Wednesday, October 17, 2007

Games as art

I never wondered if games could be reckoned as art until I saw someone else do it. And when I did, I thought that it wasn't a question worth asking, even if I only considered the "ancient" games that I grew up on.

Here's the logic: What goes into a game? Very few don't include any visual art, music, prose, or acting (or the 3d or voice equivalent). Even that old ADVENTURE was primarily prose! So at the very least, games are made out of art. So of course games are art, right? Some will ask if there is a higher art than what is calculated from the mere components of the game, if it rather comes together to create some experience as art.

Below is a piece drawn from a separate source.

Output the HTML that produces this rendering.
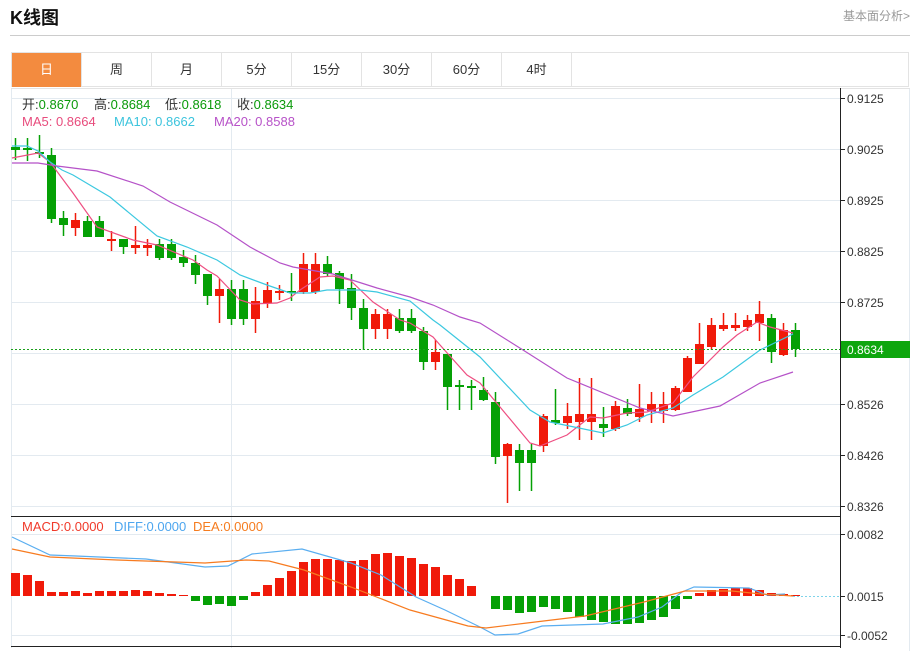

Portal is an object lesson in interactive storytelling. We in the media are so fond of shaking our heads, scratching our beards and looking for the "art" in videogames. Well it's time for us all to shut the hell up. This is it. It’s in this finely crafted, lovingly rendered piece of short-story literature.


This is from an article by Rabbit Murdoch over at Gamers With Jobs. It's a good review of Portal (except I think he took the comments by GLaDOS about androids a bit too strongly — and he later almost admitted that in the comments section). But it also discusses the artiness of video games. It's pretty good. Oh yeah: I do believe in the experience-as-art.

After I mentioned Portal and HL2:EP2 on my "normal" blog, I had second thoughts about whether it should have rather been posted to Radical Ideals. It is, after all, about art. But I wanted to get across to my normal technical audience with that one; heck, not only does that blog have a far larger readership than this one, but video games are tech, right? Well, consider this post my atonement.

Half Life 2 has a much wider repertoire of artistic merit than Portal, but I think Portal much better hits one with a fist full of pure, distilled STYLE.